The state’s death penalty remains on the books, but the court said the Legislature must approve another method to use it. The evidence shows that electrocution inflicts “intense pain and agonizing suffering,” the court said.
“Condemned prisoners must not be tortured to death, regardless of their crimes,” Judge William Connolly wrote in the 6-1 opinion.
“Contrary to the State’s argument, there is abundant evidence that prisoners sometimes will retain enough brain functioning to consciously suffer the torture high voltage electric current inflicts on a human body,” Connolly wrote.
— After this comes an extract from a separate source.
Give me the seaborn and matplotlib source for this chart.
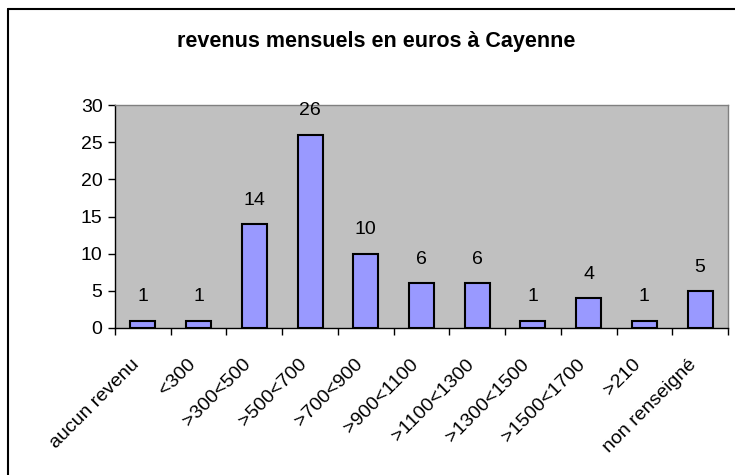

The court stressed that its ruling did not strike down the death penalty — just electrocution as the method. Past attempts to replace electrocution with lethal injection in Nebraska have failed, largely due to the efforts of the Legislature’s staunchest opponent of capital punishment, Sen. Ernie Chambers of Omaha.
Chambers pointed out Friday that a bill to replace execution would have to be approved by the Judiciary Committee. That’s unlikely, he said, given that on Thursday the committee sent to the full Legislature a bill that would repeal the death penalty.
The high court made the ruling in the case of Raymond Mata Jr., convicted for the 1999 killing and dismemberment of 3-year-old Adam Gomez of Scottsbluff, the son of his former girlfriend.
Investigators testified that parts of the toddler’s body were found at Mata’s home in a freezer, a dog bowl and dog-food bag. Human bone fragments also were recovered from the stomach of Mata’s dog.
Nebraska Solicitor General J. Kirk Brown had argued for the state that the legal standard a method of execution must meet is to minimize the risk of unnecessary pain, violence and mutilation, not eliminate it. He said electrocution meets that test.
But the high court said electrocution “has proven itself to be a dinosaur more befitting the laboratory of Baron Frankenstein” than a state prison.
Nebraska’s last execution was in 1997. Ten inmates are on the state’s death row.